Water treatment is the other obvious case. Municipal pre-treatment and pool filtration have used DE for decades. There is a reason it has not been replaced; it is because the alternatives that have been tried have not consistently matched it on filtrate quality.

Why Choose Seema Minerals For DE

Seema Minerals supplies DE across multiple grades from coarse precoat material to fine grades so buyers can match the product to what their process actually needs rather than adapting their process to a limited product range.

The technical side is taken seriously. If a plant engineer is troubleshooting a filter cycle problem or needs to recalculate dose rates after a process change, that kind of conversation is supported. That matters more than it sounds when you are mid-campaign and something is not behaving the way it should.

The supply is also consistent, which is more important than price stability in most industrial contexts. Running out of filter aid mid-production is not a theoretical problem; it has happened to operations that chased the cheapest option without checking lead times.

Closing Thought

Seema Minerals works with industrial buyers of water treatment industries where filter aid quality is not a minor detail. DE performs the way it does because of what it is at a structural level. That is not something you can fully replicate by engineering a synthetic particle to approximate the same permeability spec. Close is not the same as right when you are filtering process liquids or chemical intermediates.

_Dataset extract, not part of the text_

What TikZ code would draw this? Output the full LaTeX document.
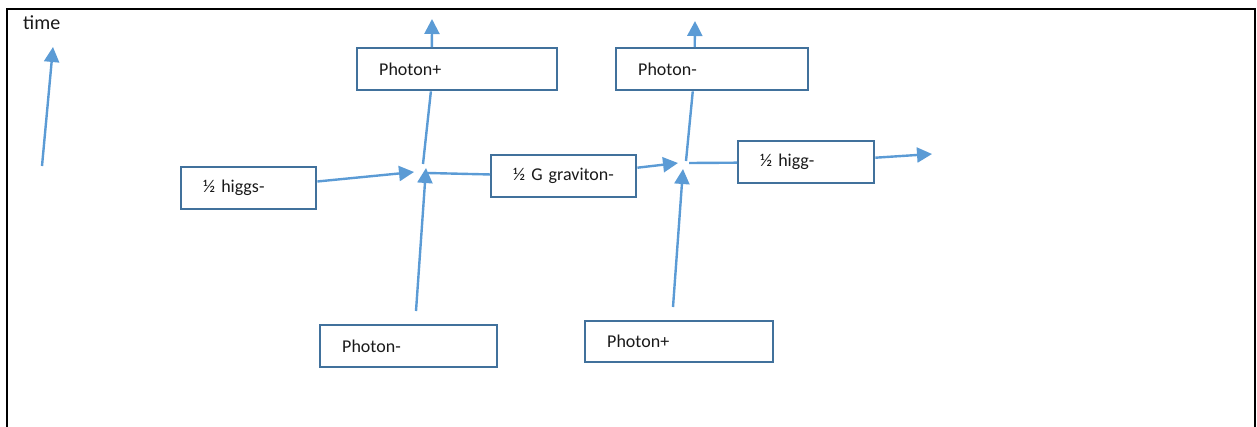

If filtration is costing more time or money than it should, the filter aid specification is one of the first things worth checking.

FAQs

1Is diatomaceous earth suitable for use in filtration processes?
DE is widely used across beverage, liquid processing, and industrial filtration systems due to its structure and performance characteristics.
2How does DE hold up compared to perlite for fine particle filtration?
In most fine particle applications beer, juice, oil, and similar liquids DE often performs better than perlite in terms of clarity and cycle length. Perlite has its uses in coarser applications, but for demanding liquid filtration it usually comes second.
3What grades are available and how do I pick the right one?
DE grades are classified by permeability. Coarser grades work well as precoat material. Finer grades are used as body feed to handle the solids load during filtration. If you are unsure, the right starting point is knowing your target particle size range and filtrate clarity spec.
4What happens to spent DE after filtration?
In many non-hazardous applications, spent DE can be directed toward reuse options such as composting or soil-related applications, depending on local guidelines and process conditions. Always check local regulations for your specific process stream.
5How do I work out the correct dose rate for my system?
It depends on your solids load, filter area, and how clear you need the final filtrate. A common starting point is around 0.5 to 1 kg per 1,000 litres, but that number needs adjusting based on actual process conditions. A filtration specialist can help you get to the right figure without wasting material.